Limitations of the Locale System

Limitations of the Locale System

This section explains multilingual support, misuse of locales, and the absence of filesystem information for encoding types.

Multilingual Support

There can be only one locale at a time associated with any given process in an internationalized system. Therefore, although multilingual applications--which give the appearance of using more than one locale at a time--can be created, internationalization does not provide inherent support for them. Here are two examples of multilingual programs:

An application creates and maintains windows on four different displays, operated by four different users. The program has a single controlling process, which is associated with only one locale at any given time. However, the application can switch back and forth between locales as it switches between users, so the four users may each use a different locale.
In a sophisticated editing system with a complex user interface, a user may wish to operate the interface in one language while entering or editing text in another. For instance, a user whose first language is German may wish to compose a Japanese document, using Japanese input and text manipulation, but with the user interface operating in German. (There is no standard interface for such behavior.)
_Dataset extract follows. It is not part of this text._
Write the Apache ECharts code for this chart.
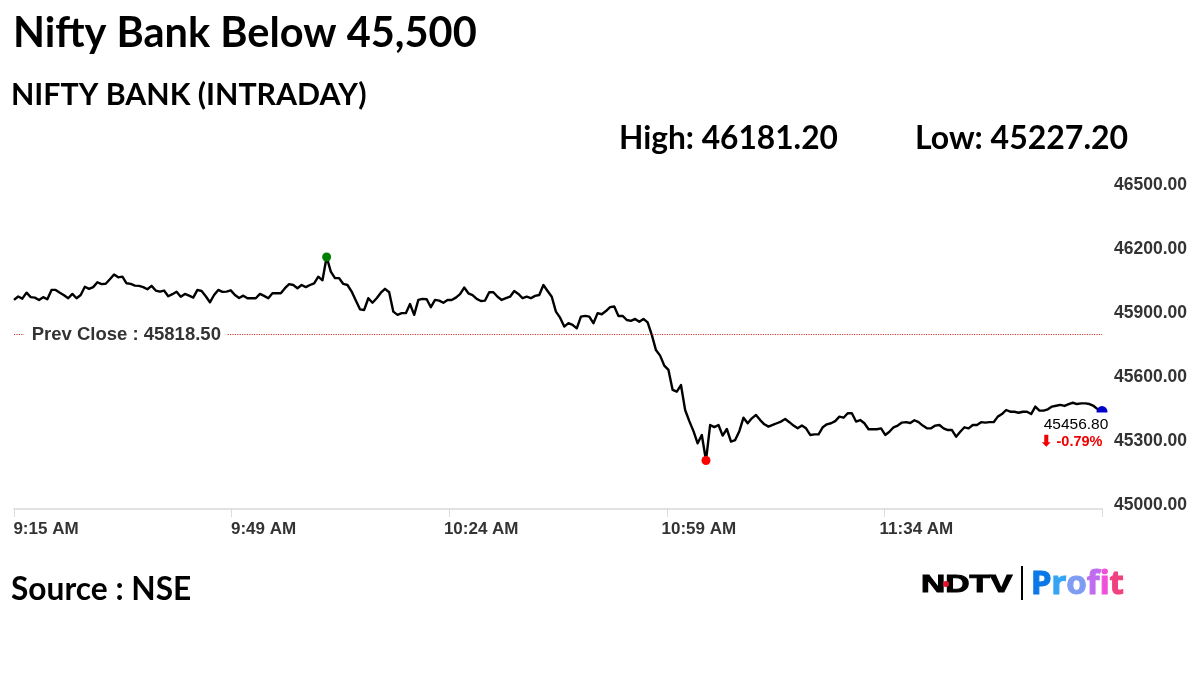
<!DOCTYPE html>
<html>
<head>
<meta charset="utf-8">
<script src="https://cdn.jsdelivr.net/npm/echarts@6/dist/echarts.min.js"></script>
<style>
html, body { margin: 0; padding: 0; background: #fff; }
#chart { width: 1200px; height: 675px; }
</style>
</head>
<body>
<div id="chart"></div>
<script>
// one reading every 40 seconds from 9:15 AM
var stepMinutes = 40 / 60;
var sessionMinutes = 174;
var tickLabels = ['9:15 AM', '9:49 AM', '10:24 AM', '10:59 AM', '11:34 AM', ''];
var priceTicks = [45000, 45300, 45600, 45900, 46200, 46500];
var prevClose = 45818.5;
var highIndex = 75;
var lowIndex = 166;
var prices = [
    45980, 45996, 45986, 46014, 45993, 45991, 45980, 45993, 45983, 46027, 46027, 46014, 46002, 45988, 46008, 45988,
    46003, 46042, 46032, 46040, 46063, 46054, 46056, 46077, 46099, 46086, 46089, 46058, 46055, 46047, 46046, 46040, 46030,
    46046, 46024, 46019, 46024, 45997, 46007, 46018, 45995, 46008, 46000, 45991, 46027, 46022, 45997, 45969, 46003, 46027,
    46018, 46019, 46025, 46003, 45989, 46000, 45988, 45988, 45988, 46008, 45999, 45988, 46011, 46011, 46011, 46035, 46054,
    46050, 46035, 46050, 46040, 46050, 46058, 46089, 46072, 46181.2, 46113, 46082, 46082, 46055, 46050, 46019, 45977, 45936,
    45933, 45988, 45967, 45988, 46014, 46032, 46016, 45925, 45910, 45918, 45918, 45961, 45910, 45980, 45985, 45983,
    45946, 45980, 45977, 45967, 45980, 45980, 45991, 46007, 46038, 46011, 46003, 45985, 45975, 45977, 46016, 46016, 45995,
    45980, 45988, 45995, 46022, 46008, 45988, 45995, 45988, 45999, 46003, 46050, 46022, 45995, 45925, 45897, 45855, 45871,
    45863, 45847, 45902, 45905, 45902, 45871, 45918, 45913, 45928, 45946, 45949, 45905, 45905, 45886, 45882, 45891, 45878,
    45891, 45875, 45816, 45745, 45719, 45672, 45652, 45558, 45550, 45581, 45464, 45412, 45365, 45308, 45347, 45227.2,
    45394, 45384, 45394, 45344, 45375, 45316, 45323, 45365, 45428, 45402, 45425, 45441, 45417, 45397, 45386, 45394,
    45402, 45410, 45422, 45407, 45391, 45378, 45391, 45378, 45347, 45350, 45350, 45383, 45397, 45402, 45412, 45433,
    45428, 45449, 45449, 45410, 45417, 45402, 45374, 45374, 45374, 45378, 45347, 45362, 45383, 45391, 45405, 45407,
    45403, 45416, 45407, 45391, 45378, 45378, 45391, 45394, 45378, 45370, 45370, 45339, 45362, 45383, 45378,
    45394, 45394, 45407, 45405, 45407, 45407, 45433, 45445, 45464, 45456, 45456, 45451, 45456, 45456, 45445, 45480,
    45461, 45461, 45467, 45480, 45484, 45488, 45483, 45492, 45498, 45492, 45495, 45495, 45492, 45483, 45467, 45456.8
];

var seriesData = prices.map(function (p, i) {
    return [i * stepMinutes, p];
});
var lastIndex = prices.length - 1;

function headText(text, x, y, size) {
    return {
        type: 'text',
        x: x,
        y: y,
        style: {
            text: text,
            fill: '#000',
            font: 'bold ' + size + 'px Lato',
            textVerticalAlign: 'middle'
        }
    };
}

// logo word, one colour per letter
function profitLetter(color) {
    return { fill: color, fontSize: 33, fontWeight: 'bold', fontFamily: 'Noto Sans', stroke: color, lineWidth: 1 };
}
var profitRich = {
    a: profitLetter('#0a78e6'),
    b: profitLetter('#35a4f5'),
    c: profitLetter('#7f9cf5'),
    d: profitLetter('#c06cf0'),
    e: profitLetter('#f050d8'),
    f: profitLetter('#f0407f')
};

var chart = echarts.init(document.getElementById('chart'));
chart.setOption({
    animation: false,
    backgroundColor: '#fff',
    grid: { left: 14, right: 98, top: 189, bottom: 166 },
    xAxis: {
        type: 'value',
        min: 0,
        max: sessionMinutes,
        interval: sessionMinutes / 5,
        splitLine: { show: false },
        axisLine: { lineStyle: { color: '#e2e2e2', width: 2 } },
        axisTick: { show: true, length: 8, lineStyle: { color: '#dcdcdc' } },
        axisLabel: {
            color: '#333',
            fontFamily: 'Liberation Sans',
            fontWeight: 'bold',
            fontSize: 17,
            margin: 12,
            padding: [0, 0, 0, 64],
            showMinLabel: true,
            showMaxLabel: true,
            formatter: function (v) {
                return tickLabels[Math.round(v / (sessionMinutes / 5))];
            }
        }
    },
    yAxis: {
        type: 'value',
        position: 'right',
        min: priceTicks[0],
        max: priceTicks[priceTicks.length - 1],
        interval: 300,
        splitLine: { show: false },
        axisLine: { show: false },
        axisTick: { show: false },
        axisLabel: {
            color: '#333',
            fontFamily: 'Liberation Sans',
            fontWeight: 'bold',
            fontSize: 17.5,
            margin: 12,
            verticalAlign: 'bottom',
            lineHeight: 8,
            formatter: function (v) {
                return v.toFixed(2);
            }
        }
    },
    series: [{
        type: 'line',
        data: seriesData,
        showSymbol: false,
        clip: false,
        lineStyle: { color: '#000', width: 2.4, join: 'round' },
        markLine: {
            silent: true,
            symbol: 'none',
            label: { show: false },
            lineStyle: { color: '#c0392b', type: 'dotted', width: 1.2 },
            data: [{ yAxis: prevClose }]
        },
        markPoint: {
            silent: true,
            data: [
                {
                    coord: seriesData[highIndex],
                    symbol: 'circle',
                    symbolSize: 9,
                    itemStyle: { color: '#008000' },
                    label: { show: false }
                },
                {
                    coord: seriesData[lowIndex],
                    symbol: 'circle',
                    symbolSize: 9,
                    itemStyle: { color: '#ff0000' },
                    label: { show: false }
                },
                {
                    coord: seriesData[lastIndex],
                    symbol: 'circle',
                    symbolSize: 11,
                    itemStyle: { color: '#0000cc' },
                    label: { show: false }
                },
                {
                    coord: seriesData[lastIndex],
                    symbolSize: 0,
                    label: {
                        show: true,
                        position: 'inside',
                        offset: [-26, 13],
                        formatter: prices[lastIndex].toFixed(2),
                        color: '#000',
                        fontFamily: 'Liberation Sans',
                        fontSize: 15.5,
                        backgroundColor: '#fff',
                        padding: [3, 4, 5, 4]
                    }
                },
                {
                    coord: seriesData[lastIndex],
                    symbolSize: 0,
                    label: {
                        show: true,
                        position: 'inside',
                        offset: [-31, 30],
                        formatter: '⬇ -0.79%',
                        color: '#f00000',
                        fontFamily: 'Liberation Sans',
                        fontWeight: 'bold',
                        fontSize: 14.5
                    }
                },
                {
                    coord: [17.8, prevClose],
                    symbolSize: 0,
                    label: {
                        show: true,
                        position: 'inside',
                        offset: [0, 1],
                        formatter: 'Prev Close : 45818.50',
                        color: '#333',
                        fontFamily: 'Liberation Sans',
                        fontWeight: 'bold',
                        fontSize: 18.5,
                        backgroundColor: '#fff',
                        padding: [2, 6, 2, 8]
                    }
                }
            ]
        }
    }],
    graphic: [
        headText('Nifty Bank Below 45,500', 13, 34, 41.5),
        headText('NIFTY BANK (INTRADAY)', 11, 95, 30.3),
        headText('High: 46181.20', 619, 139, 31.7),
        headText('Low: 45227.20', 915, 139, 32),
        headText('Source : NSE', 11, 590, 31.7),
        // NDTV Profit logo
        {
            type: 'text',
            x: 921,
            y: 585,
            scaleX: 1.4,
            style: {
                text: 'NDTV',
                fill: '#000',
                stroke: '#000',
                lineWidth: 1,
                font: 'bold 24px "Liberation Sans"',
                textVerticalAlign: 'middle'
            }
        },
        { type: 'circle', shape: { cx: 946, cy: 584, r: 3 }, style: { fill: '#e8112d' } },
        { type: 'rect', shape: { x: 1021, y: 566, width: 2, height: 34 }, style: { fill: '#000' } },
        {
            type: 'text',
            x: 1031,
            y: 585,
            style: {
                text: '{a|P}{b|r}{c|o}{d|f}{e|i}{f|t}',
                rich: profitRich,
                textVerticalAlign: 'middle'
            }
        }
    ]
});
</script>
</body>
</html>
In writing a multilingual application, the first task is identifying the locales for the program to run in and when they apply. (There is no standard method for performing this task.) Once the application has chosen the desired locales, it must do one of the following:

fork, and then call setlocale() differently in each process
call setlocale() repeatedly as necessary to change from language to language

Misuse of Locales

The LANG environment variable and the locale variables provide the freedom to configure a locale, but they do not protect the user from creating a nonsensical combination of settings. For example, you are allowed to set LANG to fr (French) and LC_COLLATE to ja_JP.EUC (Japanese). In such a case, string routines would assume text encoded in 8859-1--except for the sorting routines, which might assume French text and Japanese sorting rules. This would likely result in arbitrary-seeming behavior.

No Filesystem Information for Encoding Types

The IRIX filesystem does not contain information about what encoding should be associated with any given data. Thus, applications must assume that data presented to an application in some locale is properly encoded for that locale. In other words, a file is interpreted differently depending on locale; there is no way to ask the file what it thinks its encoding is.

For example, you may have created a file while in a Japanese locale using EUC. Later, you might try printing it while in a French locale. The results will likely resemble a random collection of Latin 1 characters.

This problem applies to almost all stored strings. Most strings are uninterpreted sequences of nonzero bytes. This includes, for example, filenames. You can, if you want to, name your files using Chinese characters in a Chinese locale, but the names will look odd to anyone who runs /bin/ls on the same filesystem using a non-Chinese locale.